◆ Instructions to follow: Pull each line containing "matplotlib" out of the data and copy it.

◆ Data provided:
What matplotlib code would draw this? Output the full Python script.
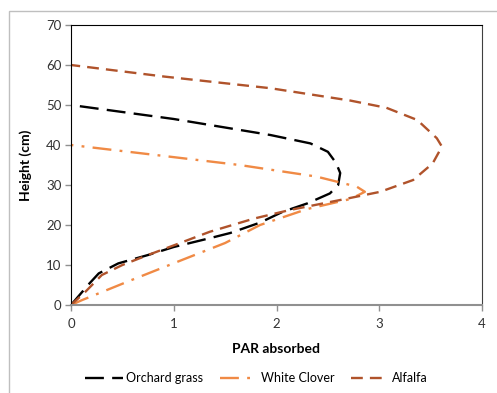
import matplotlib
matplotlib.use("Agg")
from matplotlib import pyplot as plt
from matplotlib.patches import Rectangle

plt.rcParams["font.family"] = ["Lato", "DejaVu Sans"]

# values (PAR absorbed, height in cm)
orchard_par = [0, 0.18, 0.27, 0.46, 0.75, 1.0, 1.35, 1.55, 1.84, 2.06, 2.30, 2.52,
               2.60, 2.62, 2.58, 2.50, 2.33, 1.94, 1.0, 0]
orchard_h = [0, 5.4, 7.9, 10.4, 12.5, 14.5, 16.7, 18.0, 20.6, 23.3, 25.4, 27.9,
             30.0, 33.0, 35.5, 38.3, 40.4, 42.5, 46.5, 50]

clover_par = [0, 0.11, 0.59, 1.08, 1.50, 1.84, 2.30, 2.72, 2.86, 2.78, 2.39, 1.64,
              0.89, 0]
clover_h = [0, 1.25, 6.25, 11.25, 15.5, 20.0, 24.0, 26.5, 28.3, 29.6, 32.1, 35.0,
            37.3, 40]

alfalfa_par = [0, 0.14, 0.30, 0.50, 0.75, 1.01, 1.35, 1.78, 2.13, 2.62, 3.01, 3.33,
               3.52, 3.61, 3.56, 3.37, 3.07, 2.72, 1.94, 0.91, 0]
alfalfa_h = [0, 3.3, 7.5, 10.0, 12.5, 15.0, 18.3, 21.6, 23.75, 26.25, 28.3, 31.25,
             35.4, 39.6, 41.7, 46.25, 49.3, 51.1, 54.2, 57.1, 60]

fig = plt.figure(figsize=(4.97, 3.93), dpi=100)
# chart area border
fig.patches.append(Rectangle((9 / 497, -0.1), 1.2, 0.1 + 1 - 11 / 393,
                             transform=fig.transFigure, fill=False,
                             edgecolor="#BFBFBF", linewidth=1.0))

ax = fig.add_axes([71 / 497, 1 - 305 / 393, 411 / 497, 280 / 393])

ax.plot(orchard_par, orchard_h, color="black", lw=1.7,
        dashes=(8, 3.5), label="Orchard grass")
ax.plot(clover_par, clover_h, color="#F08A45", lw=1.7,
        dashes=(8, 3.5, 1.2, 3.5), label="White Clover")
ax.plot(alfalfa_par, alfalfa_h, color="#B0532B", lw=1.7,
        dashes=(5, 3), label="Alfalfa")

ax.set_xlim(0, 4)
ax.set_ylim(0, 70)
ax.set_xticks([0, 1, 2, 3, 4])
ax.set_yticks(range(0, 71, 10))

for side in ["top", "left"]:
    ax.spines[side].set_color("black")
ax.spines["right"].set_color("#404040")
ax.spines["bottom"].set_color("#909090")
ax.spines["bottom"].set_linewidth(1.5)
ax.tick_params(axis="both", labelsize=9.5, colors="#909090", labelcolor="#333333",
               length=4, width=1)
ax.tick_params(axis="x", pad=5)
ax.tick_params(axis="y", pad=3)

ax.set_xlabel("PAR absorbed", fontsize=10, fontweight="bold", labelpad=10)
ax.set_ylabel("Height (cm)", fontsize=10, fontweight="bold", labelpad=10)

fig.legend(loc="center", bbox_to_anchor=(0.516, 1 - 378 / 393), ncol=3,
           frameon=False, fontsize=9, handlelength=3, columnspacing=1.3,
           handletextpad=0.3)

fig.savefig("out.png", dpi=100)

◆ Result of the exercise:
What matplotlib code would draw this? Output the full Python script.
import matplotlib
matplotlib.use("Agg")
from matplotlib import pyplot as plt
from matplotlib.patches import Rectangle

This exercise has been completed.